True, English doesn't help here. I can see how that may pose a problem when you come from English as your native language (and possibly others which have no case system to speak of).
I think the explanation given on the site is pretty clear. English doesn't have to worry about cases, and the example given is We talked about what you were reading. "What" acts like a hinge combining the two halves of the sentence because it both refers to "about" and to "reading": What were you talking about? What were you reading?

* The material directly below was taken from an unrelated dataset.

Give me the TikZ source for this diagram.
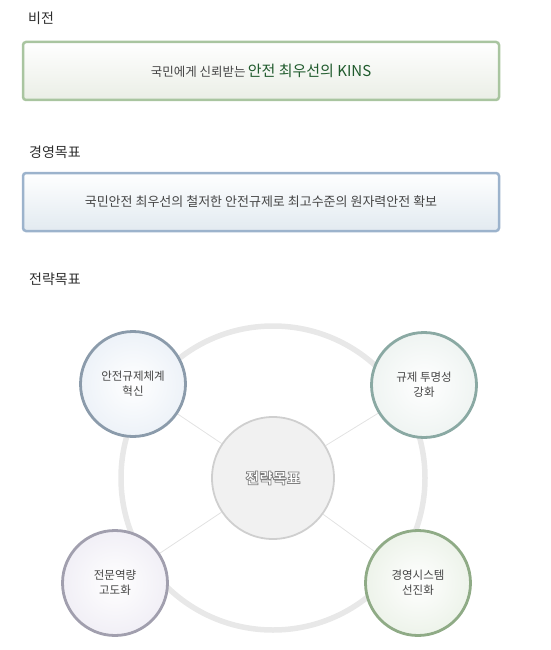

As "what" works both ways one might presume, coming from English, that the same mechanism works in Russian, but it doesn't. You can translate the first half of the sentence like this: Мы говорили о том, which in English is rendered as "we were talking about what". But о том may not be the object of the verb читать here, so you cannot just go on saying о том вы читали as you can in English. Читать requires an object in accusative case. Therefore a comma separates the two phrases neatly, and a second pronoun is inserted after it which fulfils the requirement of accusative case: Мы говорили о том, что вы читали. This is more like "We were talking about that / which you were reading". You might feel like this is a slightly more convoluted way of saying the same thing as with "what", and in fact I have found that "Could I express this in a slightly more convoluted fashion?" is a thought which helps me write better Russian, even coming from German as a native language.Russian likes neatly separated complete main and dependent clauses, where English tends to condensate them.
It's a bit of an oversight that the website you linked to calls it T-K construction, saying that a second pronoun beginning with "к" usually follows, and then goes on primarily giving examples with что. I don't think there's a standard name for the phenomenon as it would be something a native speaker never needs to think about.